Growing Gritty Kids

Growing Gritty Kids

“If you want to bring forth grit in your child, first ask how much passion and perseverance you have for your own life goals. Then ask yourself how likely it is that your approach to parenting encourages your child to emulate you.”

If that’s not a kick in the pants, I’m not sure what is.

I finished reading Angela Duckworth’s Grit a couple weeks ago and I can’t stop thinking about it. Duckworth finds grit to be a combination of passion and perseverance, and with scientific research she ties it to all sorts of wonderful things, not the least of which are success and well-being.

The good news is that according to Duckworth: “You can grow your grit… from the inside-out” by doing such things as cultivating your interests and finding purpose in your daily work. Or you can grow it from the outside-in by finding teachers or mentors to aid in your growth.

But let’s back up a bit to why you’d actually want to grow your grit and–as I’d like to make the case for–why it’s so important for us to teach our kids to be gritty from the get-go:

“Ultimately, adopting a gritty perspective involved recognizing that people get better at things–they grow.”

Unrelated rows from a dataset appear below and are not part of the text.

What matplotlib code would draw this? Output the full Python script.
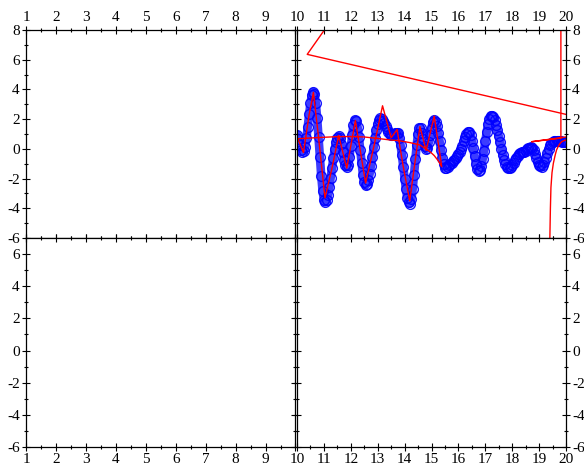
import numpy as np
import matplotlib
matplotlib.use("Agg")
import matplotlib.pyplot as plt
from matplotlib.ticker import MultipleLocator

plt.rcParams['font.family'] = ['Liberation Serif', 'DejaVu Serif']
plt.rcParams['axes.unicode_minus'] = False

# ---- data ----
x_start, x_stop, x_count = 10.0, 20.0, 201
blue_y = [
    0.95, 0.65, 0.25, -0.05, -0.2, -0.17, 0.13, 0.72, 1.49, 2.32, 3.07, 3.60, 3.84, 3.69, 3.07, 2.06, 0.80, -0.55, -1.81, -2.82,
    -3.44, -3.60, -3.45, -3.11, -2.60, -1.98, -1.31, -0.64, -0.04, 0.44, 0.75, 0.85, 0.71, 0.33, -0.2, -0.73, -1.11, -1.25, -1.06, -0.54,
    0.19, 0.96, 1.59, 1.92, 1.88, 1.49, 0.80, -0.07, -0.96, -1.74, -2.26, -2.45, -2.36, -2.09, -1.67, -1.13, -0.52, 0.12, 0.73, 1.27,
    1.69, 1.96, 2.05, 2.01, 1.90, 1.72, 1.52, 1.31, 1.12, 0.98, 0.91, 0.92, 0.98, 1.05, 1.09, 1.05, 0.76, 0.25, -0.44, -1.22,
    -2.01, -2.73, -3.28, -3.61, -3.69, -3.39, -2.71, -1.76, -0.70, 0.28, 1.03, 1.41, 1.39, 1.09, 0.63, 0.21, 0.01, 0.09, 0.43, 0.92,
    1.43, 1.81, 1.95, 1.84, 1.54, 1.07, 0.50, -0.09, -0.62, -1.03, -1.26, -1.29, -1.22, -1.12, -1.02, -0.93, -0.84, -0.74, -0.63, -0.5,
    -0.35, -0.2, -0.02, 0.22, 0.50, 0.78, 0.98, 1.12, 1.14, 0.93, 0.55, 0.04, -0.50, -0.99, -1.34, -1.50, -1.43, -1.16, -0.71, -0.13,
    0.50, 1.12, 1.65, 2.04, 2.23, 2.23, 2.12, 1.91, 1.62, 1.26, 0.86, 0.43, 0.01, -0.39, -0.73, -1.00, -1.20, -1.29, -1.28, -1.2,
    -1.07, -0.92, -0.76, -0.6, -0.46, -0.35, -0.27, -0.22, -0.2, -0.18, -0.12, -0.04, 0.04, 0.09, 0.1, 0.05, -0.11, -0.34, -0.60, -0.86,
    -1.06, -1.18, -1.19, -1.09, -0.89, -0.62, -0.31, -0.02, 0.23, 0.39, 0.45, 0.50, 0.53, 0.55, 0.56, 0.55, 0.52, 0.48, 0.45, 0.45,
    0.47,
]

# red path following the curve, then the arc back
red_a_x = [10.05, 10.24, 10.45, 10.61, 10.80, 11.04, 11.30, 11.55, 11.85, 12.17, 12.55, 12.85, 13.18, 13.50,
           13.72, 13.95, 14.19, 14.40, 14.57, 14.80, 15.10, 15.25, 15.38,
           15.25, 15.10, 14.95, 14.76, 14.57, 14.20, 13.80, 13.46, 13.00, 12.50, 12.00, 11.50, 11.00, 10.50, 10.00]
red_a_y = [0.60, -0.25, 2.30, 3.80, 0.80, -3.30, -1.30, 0.90, -1.30, 1.90, -2.30, 0.10, 2.90, 0.75,
           1.30, -1.20, -3.50, -0.70, 1.50, -0.10, 2.20, 0.40, -1.20,
           -0.80, -0.45, -0.20, 0.04, 0.26, 0.42, 0.55, 0.60, 0.70, 0.80, 0.83, 0.82, 0.78, 0.73, 0.68]
red_b_x = [11.60, 10.38, 20.00]
red_b_y = [9.50, 6.36, 2.32]
red_c_x = [19.81, 19.81, 18.72, 20.00]
red_c_y = [9.00, 0.72, 0.48, 0.80]
red_d_x = [19.38, 19.40, 19.42, 19.44, 19.48, 19.53, 19.60, 19.65, 19.72, 19.78, 19.85, 20.00]
red_d_y = [-7.0, -6.0, -4.0, -2.6, -1.6, -0.97, -0.40, -0.07, 0.20, 0.37, 0.50, 0.60]

xlim_left = (1, 10)
xlim_right = (10, 20)
ylim_top = (-6, 8)
ylim_bottom = (-6, 7)

# ---- figure ----
W, H = 584, 468
fig = plt.figure(figsize=(W / 100, H / 100), dpi=100)

def ax_px(l, t, r, b):
    return fig.add_axes([l / W, 1 - b / H, (r - l) / W, (b - t) / H])

ax_tl = ax_px(26, 30, 295.5, 238)
ax_tr = ax_px(297, 30, 566, 238)
ax_bl = ax_px(26, 238, 295.5, 447)
ax_br = ax_px(297, 238, 566, 447)

bx = np.linspace(x_start, x_stop, x_count)
ax_tr.plot(bx, blue_y, color='#1a1aff', linewidth=6.2, alpha=0.85,
           solid_capstyle='round', solid_joinstyle='round')
ax_tr.plot(bx, blue_y, linestyle='none', marker='o', markersize=7,
           markerfacecolor='none', markeredgecolor='blue', markeredgewidth=1.0, alpha=0.9)
for xs, ys in [(red_a_x, red_a_y), (red_b_x, red_b_y), (red_c_x, red_c_y), (red_d_x, red_d_y)]:
    ax_tr.plot(xs, ys, color='red', linewidth=1.0)

for ax, xl, yl in [(ax_tl, xlim_left, ylim_top), (ax_tr, xlim_right, ylim_top),
                   (ax_bl, xlim_left, ylim_bottom), (ax_br, xlim_right, ylim_bottom)]:
    ax.set_xlim(*xl)
    ax.set_ylim(*yl)
    ax.xaxis.set_major_locator(MultipleLocator(1))
    ax.xaxis.set_minor_locator(MultipleLocator(0.5))
    ax.yaxis.set_major_locator(MultipleLocator(2))
    ax.yaxis.set_minor_locator(MultipleLocator(1))
    ax.tick_params(which='both', direction='inout', top=True, bottom=True, left=True, right=True,
                   labelsize=11, pad=1.5, width=0.8)
    ax.tick_params(which='major', length=6)
    ax.tick_params(which='minor', length=3)
    for s in ax.spines.values():
        s.set_linewidth(0.9)

ax_tl.tick_params(labeltop=True, labelbottom=False, labelleft=True, labelright=False)
ax_tr.tick_params(labeltop=True, labelbottom=False, labelleft=False, labelright=True)
ax_bl.tick_params(labeltop=False, labelbottom=True, labelleft=True, labelright=False)
ax_br.tick_params(labeltop=False, labelbottom=True, labelleft=False, labelright=True)

# avoid doubled "10" at the shared vertical boundary
for ax in (ax_tl, ax_bl):
    ax.set_xticks([1, 2, 3, 4, 5, 6, 7, 8, 9, 10], ['1', '2', '3', '4', '5', '6', '7', '8', '9', ''])
    ax.xaxis.set_minor_locator(MultipleLocator(0.5))

fig.savefig("out.png", dpi=100)
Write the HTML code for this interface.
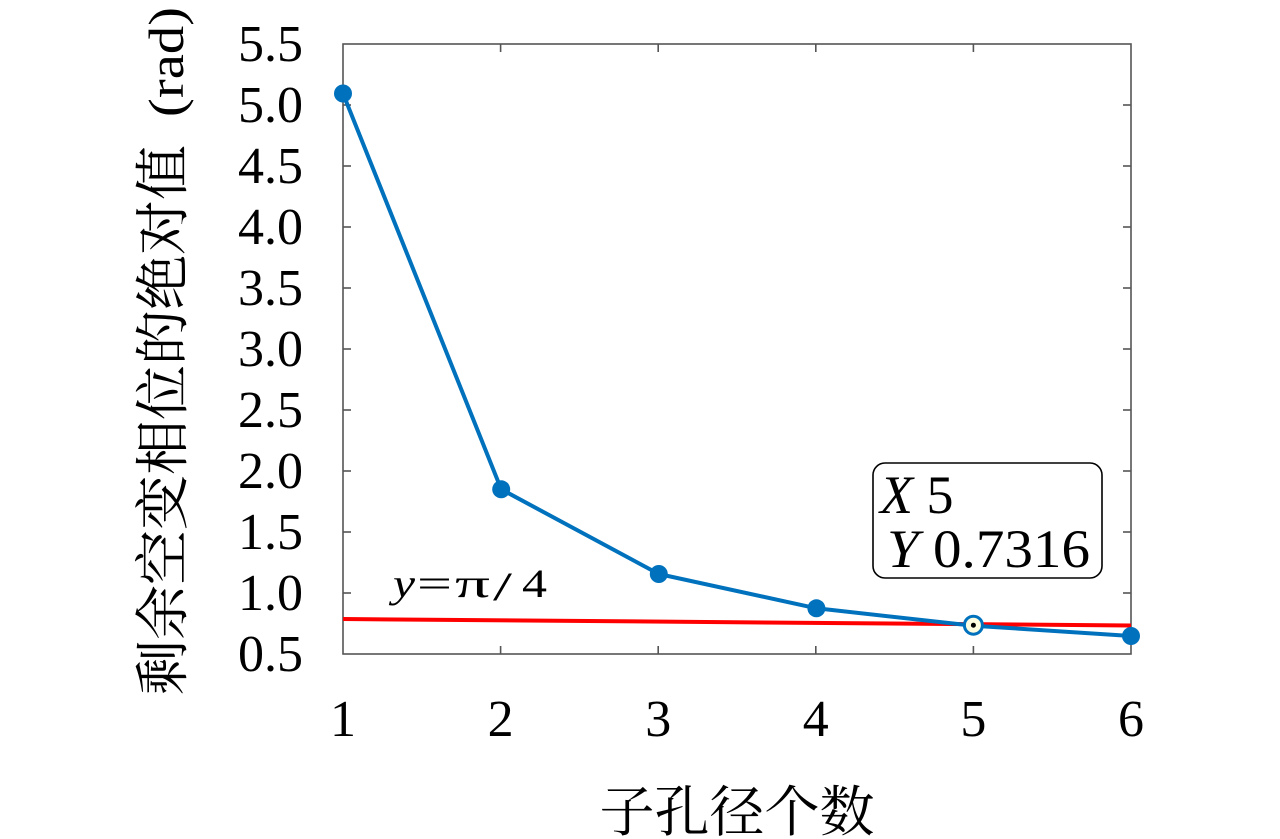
<!DOCTYPE html>
<html>
<head>
<meta charset="utf-8">
<style>
html,body{margin:0;padding:0;background:#fff;}
svg{display:block;}
</style>
</head>
<body>
<svg width="1280" height="839" viewBox="0 0 1280 839" xmlns="http://www.w3.org/2000/svg">
<rect width="1280" height="839" fill="#fff"/>
<!-- axes box -->
<rect x="343" y="44" width="788" height="610" fill="none" stroke="#555" stroke-width="1.6"/>
<g stroke="#555" stroke-width="1.6">
  <line x1="343" y1="593" x2="351" y2="593"/><line x1="1131" y1="593" x2="1123" y2="593"/>
  <line x1="343" y1="532" x2="351" y2="532"/><line x1="1131" y1="532" x2="1123" y2="532"/>
  <line x1="343" y1="471" x2="351" y2="471"/><line x1="1131" y1="471" x2="1123" y2="471"/>
  <line x1="343" y1="410" x2="351" y2="410"/><line x1="1131" y1="410" x2="1123" y2="410"/>
  <line x1="343" y1="349" x2="351" y2="349"/><line x1="1131" y1="349" x2="1123" y2="349"/>
  <line x1="343" y1="288" x2="351" y2="288"/><line x1="1131" y1="288" x2="1123" y2="288"/>
  <line x1="343" y1="227" x2="351" y2="227"/><line x1="1131" y1="227" x2="1123" y2="227"/>
  <line x1="343" y1="166" x2="351" y2="166"/><line x1="1131" y1="166" x2="1123" y2="166"/>
  <line x1="343" y1="105" x2="351" y2="105"/><line x1="1131" y1="105" x2="1123" y2="105"/>
  <line x1="500.6" y1="654" x2="500.6" y2="646"/><line x1="500.6" y1="44" x2="500.6" y2="52"/>
  <line x1="658.2" y1="654" x2="658.2" y2="646"/><line x1="658.2" y1="44" x2="658.2" y2="52"/>
  <line x1="815.8" y1="654" x2="815.8" y2="646"/><line x1="815.8" y1="44" x2="815.8" y2="52"/>
  <line x1="973.4" y1="654" x2="973.4" y2="646"/><line x1="973.4" y1="44" x2="973.4" y2="52"/>
</g>

<!-- y tick labels -->
<g font-family="'Liberation Serif', serif" font-size="52" text-anchor="end" fill="#000">
  <text x="303" y="671">0.5</text>
  <text x="303" y="610">1.0</text>
  <text x="303" y="549">1.5</text>
  <text x="303" y="488">2.0</text>
  <text x="303" y="427">2.5</text>
  <text x="303" y="366">3.0</text>
  <text x="303" y="305">3.5</text>
  <text x="303" y="244">4.0</text>
  <text x="303" y="183">4.5</text>
  <text x="303" y="122">5.0</text>
  <text x="303" y="61">5.5</text>
</g>
<!-- x tick labels -->
<g font-family="'Liberation Serif', serif" font-size="52" text-anchor="middle" fill="#000">
  <text x="343" y="736">1</text>
  <text x="500.6" y="736">2</text>
  <text x="658.2" y="736">3</text>
  <text x="815.8" y="736">4</text>
  <text x="973.4" y="736">5</text>
  <text x="1131" y="736">6</text>
</g>

<!-- x label -->
<text x="737" y="831" font-size="55" text-anchor="middle" fill="#000" font-family="'Noto Serif CJK SC', serif">子孔径个数</text>

<!-- y label -->
<g transform="translate(182,695) rotate(-90)">
  <text x="0" y="0" font-size="55" fill="#000" textLength="550" lengthAdjust="spacingAndGlyphs" font-family="'Noto Serif CJK SC', serif">剩余空变相位的绝对值</text>
</g>
<g transform="translate(183,117) rotate(-90)">
  <text x="0" y="0" font-size="50" fill="#000" textLength="110" lengthAdjust="spacingAndGlyphs" font-family="'Liberation Serif', serif">(rad)</text>
</g>

<!-- red line -->
<line x1="343" y1="619" x2="1131" y2="625.5" stroke="#ff0000" stroke-width="4"/>

<!-- blue series -->
<polyline points="343,93.5 501.2,489.3 658.8,574 816.4,608.3 973.4,625.7 1131,636" fill="none" stroke="#0072bd" stroke-width="4" stroke-linejoin="round"/>
<g fill="#0072bd">
  <circle cx="343" cy="93.5" r="9"/>
  <circle cx="501.2" cy="489.3" r="9"/>
  <circle cx="658.8" cy="574" r="9"/>
  <circle cx="816.4" cy="608.3" r="9"/>
  <circle cx="1131" cy="636" r="9"/>
</g>
<!-- data tip marker -->
<circle cx="973.4" cy="625.2" r="9" fill="#fffde0" stroke="#0072bd" stroke-width="3"/>
<circle cx="973.4" cy="625.2" r="2.5" fill="#000"/>

<!-- y=pi/4 label -->
<g font-family="'Liberation Serif', serif" font-size="40" fill="#000">
  <text x="393" y="597" font-style="italic" textLength="22" lengthAdjust="spacingAndGlyphs">y</text>
  <text x="417" y="597" textLength="35" lengthAdjust="spacingAndGlyphs">=</text>
  <text x="455" y="597" textLength="35" lengthAdjust="spacingAndGlyphs">π</text>
  <text x="493" y="600" textLength="19" lengthAdjust="spacingAndGlyphs">/</text>
  <text x="522" y="597" textLength="25" lengthAdjust="spacingAndGlyphs">4</text>
</g>

<!-- data tip box -->
<rect x="873" y="463" width="229" height="115" rx="12" ry="12" fill="#fff" stroke="#000" stroke-width="1.6"/>
<g font-family="'Liberation Serif', serif" font-size="54" fill="#000">
  <text x="880" y="513"><tspan font-style="italic">X</tspan> 5</text>
  <text x="887" y="567" textLength="203" lengthAdjust="spacingAndGlyphs"><tspan font-style="italic">Y</tspan> 0.7316</text>
</g>
</svg>
</body>
</html>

“A growth mindset leads to optimistic ways of explaining adversity, and that, in turn, leads to perseverance and seeking out new challenges that will ultimately make you even stronger.”

Gritty people grow and have optimism in the face of adversity leading to strength. 

“…you can see that grittier people are dramatically more motivated than others to seek a meaningful, other-centered life.”

Gritty people live a life of purpose for ourselves and the people around us.

“I found that the grittier a person is, the more likely they’ll enjoy a healthy emotional life.”

Gritty people thrive with health and emotional stability. 

All of these traits or skills are things I want for myself and also–desperately–for my child. So how do we go about cultivating this in our children?

Interest. Practice. Purpose. Hope

These four things are what Duckworth claim stirs the passion within us. These combine to form our grit–making us successful, hardworking, and loving our work. As parents our role is to combine these four facets of life into gritty people!

We need to help our children discover their interests. Initially this is going to look a lot like play and discovering the world around them. It is sometimes easy to want to sign our children up for all the things, but this can be overwhelming and not necessarily helpful to developing grit: “…shortcutting this stage of relaxed, playful, interest, discovery, and development has dire consequences.”

In finding their interests we do help them try new things and encourage them along the way. “Encouragement during the early years is crucial because beginners are still figuring out whether they want to commit or cut bait…the best mentors at this stage were especially warm and supportive….A degree of autonomy during the early years is also important….Kids whose parents let them make their own choices about what they like are more likely to develop interests later identified as passion.” The three attributes that Duckworth found most helpful in parents, teachers, mentors is to be warm, respectful, and demanding.

As our kids discover their interests over the years we help them practice these skills. Duckworth shares ways to help encourage our children to keep trying: “That didn’t work. Let’s talk about how you approached it and what might work better.” rather than “Well, at least you tried.” We set aside time so our kids can work on the things that they love.

“The reality is that our early interests are fragile, vaguely defined, and in need of energetic, years-long cultivation[,] and refinement.” (I mean, yes I did just insert the Oxford comma. I just can’t not.) This means that we will need to help our children practice things even on days that it’s hard. We will need to keep our expectations at an appropriate level of challenge and capability.

I love Duckworth’s rule about Hard Things. Everyone in their family does (at least) one hard thing. They get to choose the hard thing, but they have to stick with it until a natural ending point. And in high school (and beyond) they need to stick with their hard thing for at least two years. This helps hone the skills needed to master an interest.

And as they practice their utilizing the skills they’ve developed in their areas of interest, we help them figure out how they fit into the rest of the world. We help them discover the ways that their gifts give purpose to others around us. 

“A lot of anxiety comes from the assumption that your calling is like a magical entity that exists in the world, waiting to be discovered…they don’t realize they need to play an active role in developing and deepening their interests…you can continually look at what you do and ask how it connects to other people, how it connects to the bigger pictures, how it can be an expression of your deepest values.”

And lastly, we build hope in our children. I’m not sure that the author is Christian, but as a Christian parent I believe that hope is the most important part of grit. My hope is in the Resurrection and the Salvation of the world. While I likewise don’t believe that our calling “is a magical entity that exists in the world”, I do believe that a calling is a call from God that he instills in our hearts. Our role as humans is to be gritty: to discover the interests that God has given us, to work hard to master the skills needed to develop these interests, to do our work for the love and the good of the people around us, with our hope in God and eternal life.